A strong pre-funding process should:
- Automatically import the application into a digital file
- Validate identity, income, valuation, and credit early
- Use borrower-specific document checklists
- Apply OCR extraction to capture and verify data
- Automatically name, file, and index documents
- Cross-reference documents against the application
- Send automated reminders by SMS and email
- Maintain full audit trails for every document interaction
- Generate approvals and commitments with one click
That is the kind of structure that reduces re-work without loosening risk controls.
Where Fundmore fits
Fundmore is built for exactly this problem: reducing the document-driven re-work that slows underwriting, increases labour, and raises compliance burden.
Its workflow is designed to:
- Import the application into a digital file
- Run automated checks for identity, income, valuation, and credit
- Produce a recommended approval based on lender-defined rules and machine learning
- Use FundMore IQ to manage documents with OCR extraction, automated filing, cross-referencing, and reminders
- Support audit-ready reporting and compliance requirements such as OSFI, PIPEDA, and AML/KYC
- Integrate through an API-first architecture with credit bureaus, insurers, POS systems, CRMs, and post-funding platforms
Fundmore also positions its platform around measurable outcomes:
- More than 90% reduction in funding times and application evaluation
- Up to 90% reduction in document collection, processing, and verification costs
- A path to underwriting as a one-day process
- More than $1B in mortgages processed on its LOS
- SOC 2 Type II certification and AWS hosting for enterprise-grade security
For lenders, that matters because re-work is not just a document issue.

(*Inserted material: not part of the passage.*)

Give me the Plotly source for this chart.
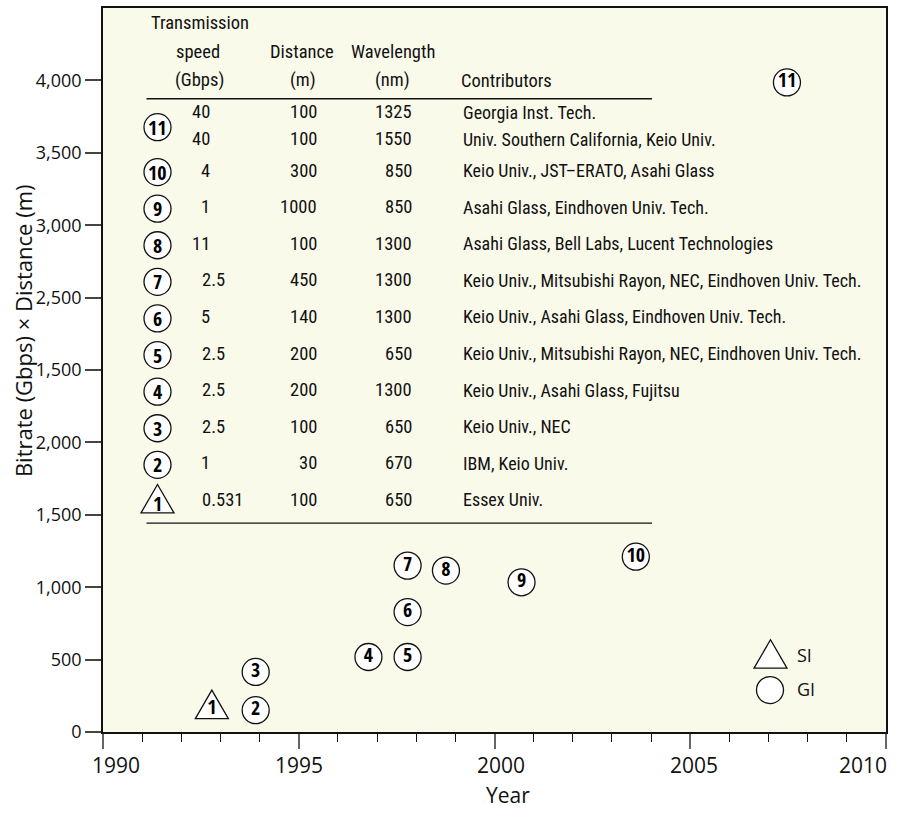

It is a cost-to-close issue, a service-level issue, and a risk issue.
Bottom line
The cost of re-work caused by incomplete or incorrect mortgage documents is the sum of extra labour, slower funding, compliance remediation, and lost throughput. In a manual operation, those costs compound quickly because one bad document often creates several extra touches across intake, underwriting, QC, and closing.
The lenders that win are the ones that make document quality part of the workflow, not a cleanup exercise at the end. That is how you reduce cost-to-close, improve consistency, and move mortgage files with confidence.
FAQ
Is re-work mostly a labour problem?
No. Labour is the biggest visible cost, but re-work also increases compliance effort, borrower frustration, funding delays, and lost opportunity cost.
Why do incomplete documents create so much delay?
Because mortgage files are sequential. If one critical document is missing or incorrect, downstream steps like underwriting, approval, commitment generation, and funding can stall.
How can lenders reduce document-related re-work without adding more staff?
Use automated document collection, OCR extraction, cross-checking against the application, borrower-specific checklists, and lender-defined rules in a digital LOS and underwriting platform.